Jim Moran of Hamilton Wood Type & Printing Museum recounts a day in his life at this stunning printing museum. Housing aisles upon aisles of history, craftsmanship, and deep printing roots, the Museum is a testament to the old (and new) ways printing remains such a treasured part of our culture.
I always get to the museum first thing in the morning. Maybe I need to slowly gather my thoughts but there’s something else.
Turning on the lights, I take a long walk in this place. I’m trying to see everything and what needs to be done. The sander for half-rounds has a coil of wires that I’ve never liked and ought to be cut off. There is a display of patterns that seem to have been cut a hundred years ago and they seem more like sketches in wood. The pencil marks are precise as an architect’s. And why cedar? What an awful wood to cut cross-grain. Who did them? Could it have been a William Page employee that Hamilton brought here?
Among the type displays, I pause in front of Arabesque.
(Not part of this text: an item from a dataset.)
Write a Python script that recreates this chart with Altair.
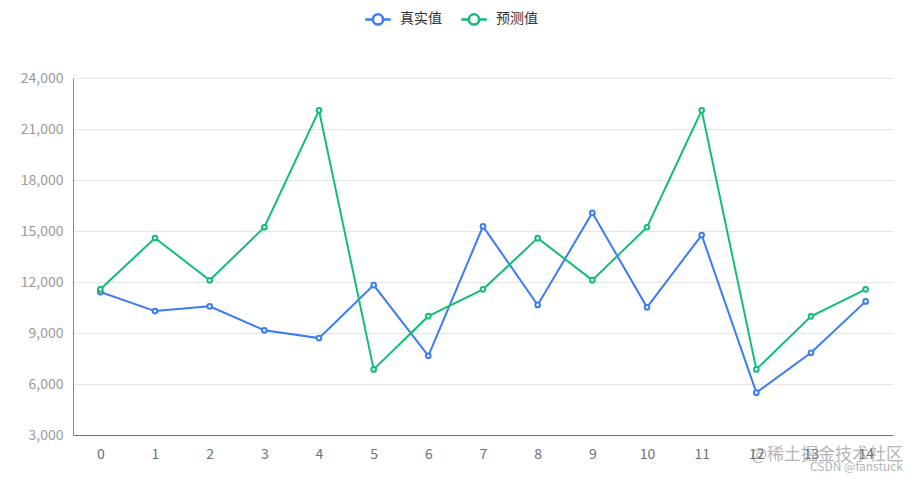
import altair as alt
import pandas as pd

idx = list(range(15))
actual = [11410, 10290, 10570, 9160, 8700, 11820, 7660, 15270, 10650, 16070, 10510, 14760, 5490, 7840, 10860]
predicted = [11570, 14590, 12100, 15220, 22100, 6860, 9990, 11570, 14580, 12110, 15220, 22100, 6860, 9980, 11570]
series_names = ["真实值", "预测值"]
colors = ["#3b7cf4", "#12bd78"]
y_ticks = [3000, 6000, 9000, 12000, 15000, 18000, 21000, 24000]

rows = []
for i, a, p in zip(idx, actual, predicted):
    rows.append({"idx": i, "series": series_names[0], "value": a})
    rows.append({"idx": i, "series": series_names[1], "value": p})
df = pd.DataFrame(rows)

FONT = "Noto Sans CJK SC"

x_enc = alt.X("idx:O", scale=alt.Scale(type="point", padding=0.5),
              axis=alt.Axis(title=None, labelAngle=0, ticks=False, domainColor="#6e7079",
                            domainWidth=1, labelColor="#6e7079", labelFontSize=14,
                            labelPadding=12, grid=False, labelFont=FONT))
y_enc = alt.Y("value:Q", scale=alt.Scale(domain=[3000, 24000], nice=False, zero=False),
              axis=alt.Axis(title=None, values=y_ticks, format=",d", ticks=False,
                            domainColor="#8a8a8a", labelColor="#9a9a9a", labelFontSize=14,
                            labelPadding=10, gridColor="#e6e6e6", labelFont=FONT))
color_scale = alt.Scale(domain=series_names, range=colors)

legend_symbol = "M-1,0L-0.4,0M0.4,0L1,0M0.4,0A0.4,0.4,0,1,1,-0.4,0A0.4,0.4,0,1,1,0.4,0Z"

lines = alt.Chart(df).mark_line(strokeWidth=2).encode(
    x=x_enc, y=y_enc,
    color=alt.Color("series:N", scale=color_scale, sort=series_names,
                    legend=alt.Legend(title=None, orient="none", direction="horizontal",
                                      legendX=291, legendY=-73, symbolType=legend_symbol,
                                      symbolSize=650, symbolStrokeWidth=2.5,
                                      symbolFillColor="white", labelFontSize=14,
                                      labelColor="#333333", labelFont=FONT,
                                      columnPadding=14, symbolOffset=0, labelOffset=8,
                                      padding=0))
)
points = alt.Chart(df).mark_point(shape="circle", filled=True, fill="white", size=22, strokeWidth=2, opacity=1).encode(
    x=x_enc, y=y_enc,
    stroke=alt.Color("series:N", scale=color_scale, legend=None),
)

wm = pd.DataFrame({"t": ["@稀土掘金技术社区"], "t2": ["CSDN @fanstuck"]})
wm1 = alt.Chart(wm).mark_text(align="right", baseline="middle", fontSize=17, color="#777777",
                              opacity=0.55, font=FONT).encode(
    text="t:N", x=alt.value(830), y=alt.value(377))
wm2 = alt.Chart(wm).mark_text(align="right", baseline="middle", fontSize=12, color="#777777",
                              opacity=0.55, font=FONT).encode(
    text="t2:N", x=alt.value(830), y=alt.value(389))

chart = alt.layer(lines, points, wm1, wm2).properties(
    width=820, height=357,
    autosize=alt.AutoSizeParams(type="none"),
    padding={"left": 65, "top": 70, "right": 19, "bottom": 41},
).configure(font=FONT).configure_view(stroke=None)

chart.save("out.html", embed_options={"renderer": "svg", "actions": False})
The smoky strokes seem sixty-ish and I think of Janis Joplin posters. The row of platen presses are out of order. They should be chronological. Some need rollers, the treadle on the Challenge should be reconnected, there’s no tympan paper on a few and what could I lock up in their chases to explain the process better.
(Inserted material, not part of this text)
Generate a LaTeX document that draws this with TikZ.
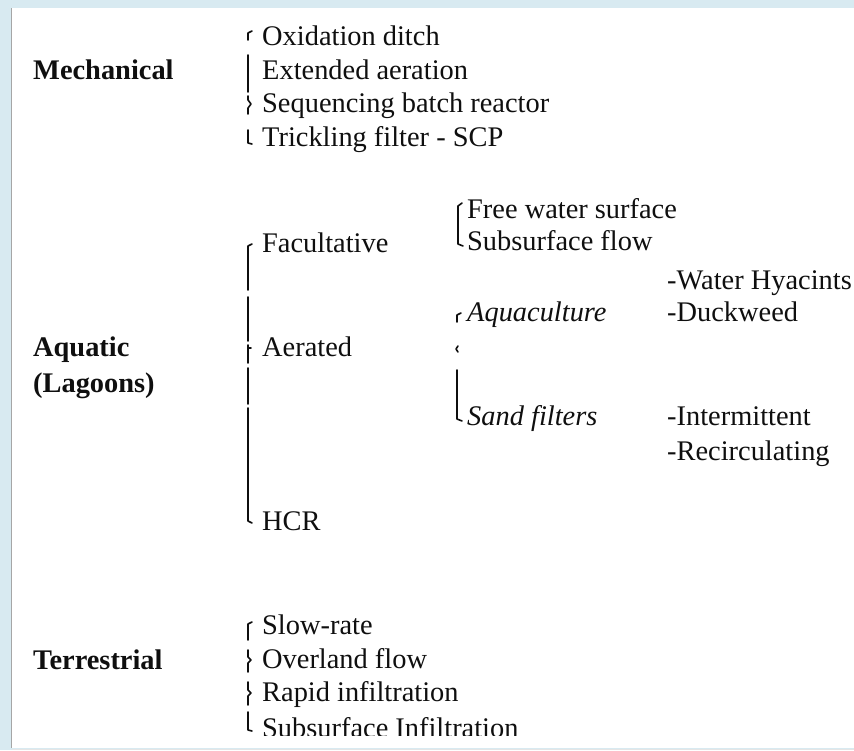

In the “Central Room”, I dislike the name itself for being non-descript. I want to cover the walls behind the linotypes with newspaper pages from back in the day. Nearby, a Miehle is too gummed up with ink and grease and a Heidelberg serves mostly as a source to rob parts from. When will I get the ruling machine running again?
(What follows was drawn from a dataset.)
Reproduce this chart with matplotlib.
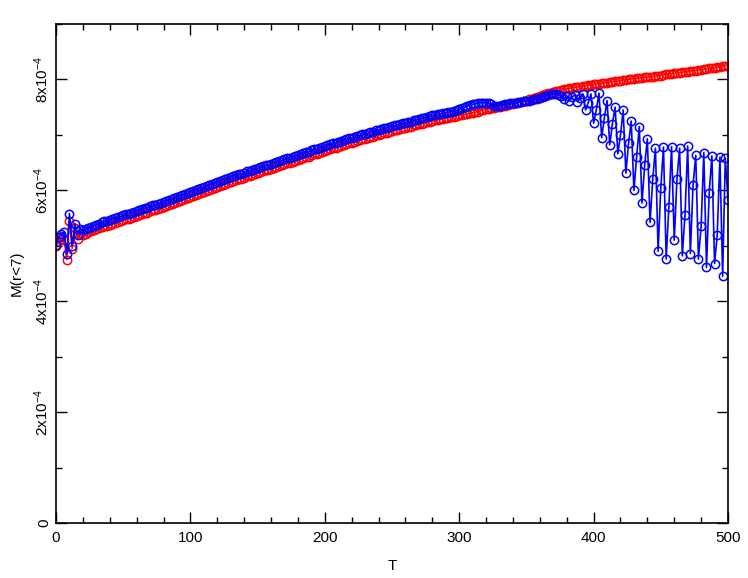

Now in the staff pressroom, I’m tempted to put on an apron and run posters of horse races all day long. Maybe all week. The blocks are frozen in action of galloping hooves that will only come to life in printing. They may not have seen ink since the 50s. I wonder about registering their colors and the thrill of the first print that’s never left me since age 10 when I first set and printed my own name. Magic! Random type cases lean in small spaces, hoping to be filled again with Caslon or Engraver’s Text. I think there’s a cabinet in the back they’ll fit into but I resist the urge to check.
The classroom lights snap on and I read each switches name; House left, House center, House right. The names mean nothing until Wayzgoose, which reminds me I need to create a backdrop for the presenter’s stand. Before I can do that there are boxes of blocks, mostly musician based, that have to be archived but not today. Better to prep for a workshop this weekend and replace those lights in the corner of the room.
Finally, in the gallery, everything is lit and I look over the exhibit again. It’s a good show that I’m lucky to consider for many days. I should look at new emails. Staff will arrive soon and there’s bound to be something I ought to be doing. Maybe printing horses.